Paladin of Lost Causes
This is my requiem
To tradition, the Old Guard
Blamed, belittled, castigated,
Bombastically harangued in bellicose derision
Casualties of iconoclastic mendacity
I am the paladin of lost causes
This is my lamentation
To tolerance
Obsequious, timorous, reticent
Chary of a ubiquitous double standard
Dogmatic chauvinism practiced with malevolent hubris
I am the paladin of lost causes
This is my dirge
To innocence
Adulterated, vitiated, desecrated
Precocious children provocatively displayed,
Meretricious caricatures, tawdry and sordid
Salacious egocentric hedonists, sating puerile appetites
I am the paladin of lost causes
This is my eulogium
To civility, decorum, and grace
Deposed, forgotten, forsaken
Conquered by aggrandized ignorance
Narcissistic arrogance and callous indifference
I am the paladin of lost causes
This is my elegy
To Integrity,
Equivocated, prevaricated, palliated
Pusillanimous deeds, impenitently executed
Ignored, exonerated in criminal banality
Deafening silence conveying tacit approval
I am the paladin of lost causes
This is my howl
Against isolation
Persecuted, condemned, shunned
A heretical apostle drowning in ennui
An anachronism, upsetting the equilibrium
Challenging the status quo
I am the paladin of extraordinary causes
This is my hosanna
To eloquence
Poignant, voluble, articulate,
A plangent, discordant celebration of loquacious expression
Elocution’s paramour, consumed in a blazing
Addiction of impassioned rhetoric
I am the paladin of extraordinary causes
This is my encomium
To knowledge
Quenching, intoxicating, liberating,
An erudite crusader in a sea of dilettantes
Grail questing with alcoholic thirst
Overcome by copious sagacious pleasures
I am the paladin of extraordinary causes
This is my paean
To honor
Quixotic, valorous, incorruptible
An obdurate master,
polishing the penitent pilgrim to an adamantine sheen
I glow, I shine
I am the paladin of extraordinary causes
Candace Vianna 14 Apr. 2007
I wrote the above poem back in 2007. I was working as an onsite service technician for a scientific instrument company, my twins were in high school and my son was in middle school.

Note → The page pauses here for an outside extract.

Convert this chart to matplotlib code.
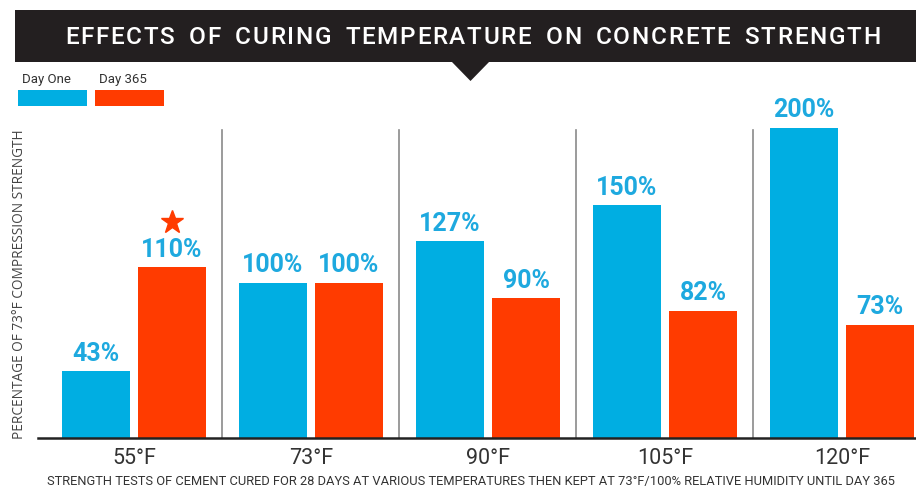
import matplotlib
matplotlib.use("Agg")
import matplotlib.pyplot as plt
from matplotlib.patches import Rectangle, Polygon
import numpy as np

categories = ["55°F", "73°F", "90°F", "105°F", "120°F"]
day_one = [43, 100, 127, 150, 200]
day_365 = [110, 100, 90, 82, 73]
series_names = ["Day One", "Day 365"]
title = "EFFECTS OF CURING TEMPERATURE ON CONCRETE STRENGTH"
ylabel = "PERCENTAGE OF 73°F COMPRESSION STRENGTH"
footnote = "STRENGTH TESTS OF CEMENT CURED FOR 28 DAYS AT VARIOUS TEMPERATURES THEN KEPT AT 73°F/100% RELATIVE HUMIDITY UNTIL DAY 365"
star_category = 0

BLUE = "#00aee2"
RED = "#ff3b00"
LABEL_BLUE = "#1ea9df"
TEXT = "#333333"
COND = ["Liberation Sans Narrow", "Roboto", "DejaVu Sans"]

W, H = 916, 490
fig = plt.figure(figsize=(W / 100, H / 100), dpi=100)
fig.patch.set_facecolor("white")

def fx(px):
    return px / W

def fy(py):
    return 1 - py / H

renderer = fig.canvas.get_renderer()

# Banner
fig.patches.append(Rectangle((fx(15), fy(62)), fx(916) - fx(15), fy(10) - fy(62),
                             transform=fig.transFigure, facecolor="#231f20", edgecolor="none"))
fig.patches.append(Polygon([(fx(451), fy(61)), (fx(490), fy(61)), (fx(470.5), fy(81))],
                           closed=True, transform=fig.transFigure, facecolor="#231f20", edgecolor="none"))

# letter-spaced title
title_left, title_right = 65, 880
chars = []
widths = []
for ch in title:
    t = fig.text(0, fy(37), ch if ch != " " else "I", color="white", fontsize=17.5,
                 fontweight="medium", family=["Roboto", "DejaVu Sans"], ha="left", va="center")
    w = t.get_window_extent(renderer).width
    if ch == " ":
        t.set_text("")
        w = w * 1.6
    chars.append(t)
    widths.append(w)
gap = (title_right - title_left - sum(widths)) / (len(title) - 1)
xpos = title_left
for t, w in zip(chars, widths):
    t.set_x(fx(xpos))
    xpos += w + gap

# Legend
for i, (name, col) in enumerate(zip(series_names, [BLUE, RED])):
    x0 = 18 + i * 77
    fig.patches.append(Rectangle((fx(x0), fy(106)), fx(69), fy(90) - fy(106),
                                 transform=fig.transFigure, facecolor=col, edgecolor="none"))
    fig.text(fx(x0 + 4), fy(79), name, color=TEXT, fontsize=9.5, family=COND, ha="left", va="center")

# Main axes
ax = fig.add_axes([fx(38), fy(438), 1 - fx(38), fy(100) - fy(438)])
x = np.arange(len(categories))
bw = 0.384
off = 0.215
b1 = ax.bar(x - off, day_one, width=bw, color=BLUE, zorder=2)
b2 = ax.bar(x + off, day_365, width=bw, color=RED, zorder=2)
ax.set_xlim(-0.542, 4.418)
ax.set_ylim(0, 218)

for bars, vals in [(b1, day_one), (b2, day_365)]:
    for b, v in zip(bars, vals):
        ax.annotate(f"{v}%", (b.get_x() + b.get_width() / 2, v), xytext=(0, 4),
                    textcoords="offset points", ha="center", va="bottom",
                    color=LABEL_BLUE, fontsize=18, fontweight="bold",
                    family=["Roboto", "DejaVu Sans"])

# star above highlighted bar
ax.plot([x[star_category] + off], [day_365[star_category] + 29], marker="*", markersize=17,
        color=RED, markeredgecolor=RED, linestyle="none", zorder=3)

# separators
for s in x[:-1] + 0.5:
    ax.plot([s, s], [0, 198.7], color="#8a8a8a", linewidth=1.2, zorder=1)

for side in ["top", "right", "left"]:
    ax.spines[side].set_visible(False)
ax.spines["bottom"].set_color("#222222")
ax.spines["bottom"].set_linewidth(1.8)
ax.set_yticks([])
ax.set_xticks(x)
ax.set_xticklabels(categories, fontsize=15.5, color=TEXT, family=COND)
ax.tick_params(axis="x", length=0, pad=7)

fig.text(fx(20), fy(284), ylabel, rotation=90, color="#444444", fontsize=9.8,
         family=["Open Sans", "DejaVu Sans"], ha="center", va="center")
fig.text(fx(47), fy(481), footnote, color=TEXT, fontsize=9.3, family=COND, ha="left", va="center")

fig.savefig("out.png", dpi=100)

I ended up having to get hand surgery (I severed a tendon in a kitchen mishap — knives and frozen peaches… don’t ask.) Unbeknownst to us, I have a severe drug intolerance to general anesthesia. It caused some pretty intense cognitive issues at the time whose effects still linger today.

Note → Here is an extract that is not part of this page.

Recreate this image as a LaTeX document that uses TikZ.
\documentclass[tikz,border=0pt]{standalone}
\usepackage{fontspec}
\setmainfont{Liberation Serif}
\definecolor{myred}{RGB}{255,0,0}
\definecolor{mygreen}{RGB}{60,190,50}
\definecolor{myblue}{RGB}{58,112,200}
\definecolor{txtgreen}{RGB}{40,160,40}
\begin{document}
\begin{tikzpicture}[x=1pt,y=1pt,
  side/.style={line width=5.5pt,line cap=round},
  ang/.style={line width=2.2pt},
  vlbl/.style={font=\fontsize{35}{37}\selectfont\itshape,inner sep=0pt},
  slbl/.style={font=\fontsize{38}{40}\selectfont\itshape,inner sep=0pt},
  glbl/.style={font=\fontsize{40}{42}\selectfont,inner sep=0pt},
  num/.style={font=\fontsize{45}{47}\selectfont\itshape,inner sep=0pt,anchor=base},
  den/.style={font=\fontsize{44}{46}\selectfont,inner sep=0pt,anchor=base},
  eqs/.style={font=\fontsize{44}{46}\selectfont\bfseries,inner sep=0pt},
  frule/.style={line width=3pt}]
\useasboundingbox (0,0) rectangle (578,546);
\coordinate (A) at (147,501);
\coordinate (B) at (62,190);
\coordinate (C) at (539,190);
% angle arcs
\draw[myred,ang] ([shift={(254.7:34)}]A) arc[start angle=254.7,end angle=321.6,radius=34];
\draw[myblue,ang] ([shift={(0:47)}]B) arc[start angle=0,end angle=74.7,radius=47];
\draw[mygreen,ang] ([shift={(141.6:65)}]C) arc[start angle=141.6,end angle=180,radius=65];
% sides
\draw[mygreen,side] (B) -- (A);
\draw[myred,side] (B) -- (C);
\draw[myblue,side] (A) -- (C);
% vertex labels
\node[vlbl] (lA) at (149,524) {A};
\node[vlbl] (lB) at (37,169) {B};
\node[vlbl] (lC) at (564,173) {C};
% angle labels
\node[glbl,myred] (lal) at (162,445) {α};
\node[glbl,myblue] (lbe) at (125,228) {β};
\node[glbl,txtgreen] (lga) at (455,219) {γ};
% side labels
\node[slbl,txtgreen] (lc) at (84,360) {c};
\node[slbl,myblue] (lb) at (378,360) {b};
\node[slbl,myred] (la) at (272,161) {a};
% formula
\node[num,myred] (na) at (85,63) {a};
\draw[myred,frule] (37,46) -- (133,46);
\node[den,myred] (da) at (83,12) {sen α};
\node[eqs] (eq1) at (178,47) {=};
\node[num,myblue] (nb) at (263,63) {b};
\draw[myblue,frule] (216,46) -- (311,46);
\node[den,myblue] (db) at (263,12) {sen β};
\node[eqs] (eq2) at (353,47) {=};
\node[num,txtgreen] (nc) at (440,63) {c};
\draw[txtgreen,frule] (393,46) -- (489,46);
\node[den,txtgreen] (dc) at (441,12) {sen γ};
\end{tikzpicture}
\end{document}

This is the time we all refer to as the summer Mom went crazy. I was having speech problems, noisy environments overwhelmed me and huge chunks of memory were just gone. I had trouble following conversations. Hell, by the afternoon, I couldn’t recall most of what had occurred that morning. Every time I called my healthcare provider saying something was wrong, they said not to worry this was normal. I had to go in five manic days post-surgery for a follow-up. I still hadn’t slept… like at all. My skin was clammy, my heart was racing, and I was always out of breath (and not in a good way.) Everything was fine according to the physical therapist. On the way out I started seeing spots, and decided a second opinion was in order. I took my ass across the hall to urgent care and was vindicated. A dose of Benadryl and Ativan got the worse of my symptoms cleared up but after five days, the damage had been done.
And no one listened.
I was a wreck, and my Mom had already planned to spend quality time taking both mine and my brother’s families on a Washington DC vaction that summer. You know what the most frustrating thing about insanity is ? It’s that no one takes you seriously. Behaving irrationally doesn’t mean you’re wrong…..

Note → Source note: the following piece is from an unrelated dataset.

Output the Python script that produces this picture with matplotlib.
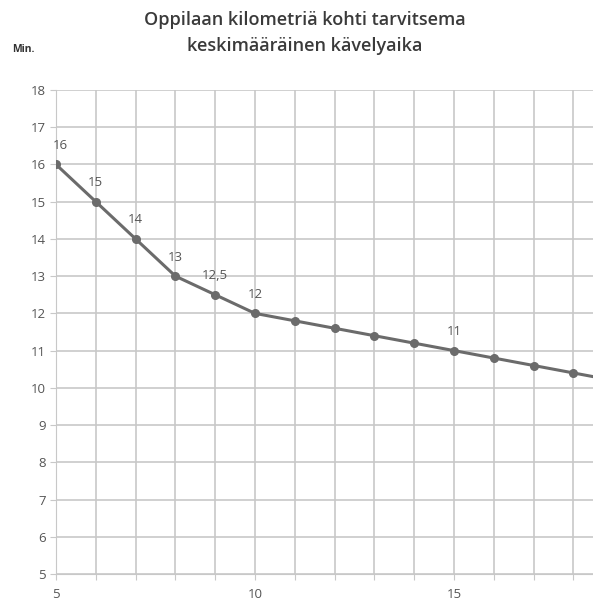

Because I had a special needs children, I already had a fair lay-understanding of cognition. So I decided to exercise my cognitive muscles by going back to community college. Now I my first college attempt straight out of high school had been an utter failure. Things were different back then, this was before the internet, before people carried computers around in their back pocket. Papers had to written out by hand, and I was dysgraphic (still am,) but didn’t know it.. I failed so spectacularly, I was convinced I couldn’t write–Not write well or adequately, but write at all–although I was doing it all the time for work.
So there I was 45-years-old, back in school taking freshman English, expecting to crash and burn (And in an effort to set a good example, I tortured my children by going over my homework with them.) We’d read a poem in class (I can’t remember by whom) and were assigned to write our own in the same style.
Knowing the kids were going to be taking the SATs soon, I pulled out a GRE vocabulary list and crammed in as many highfalutin words as I could, then forced the them to analyze the poem above (yes, I’m that mom.)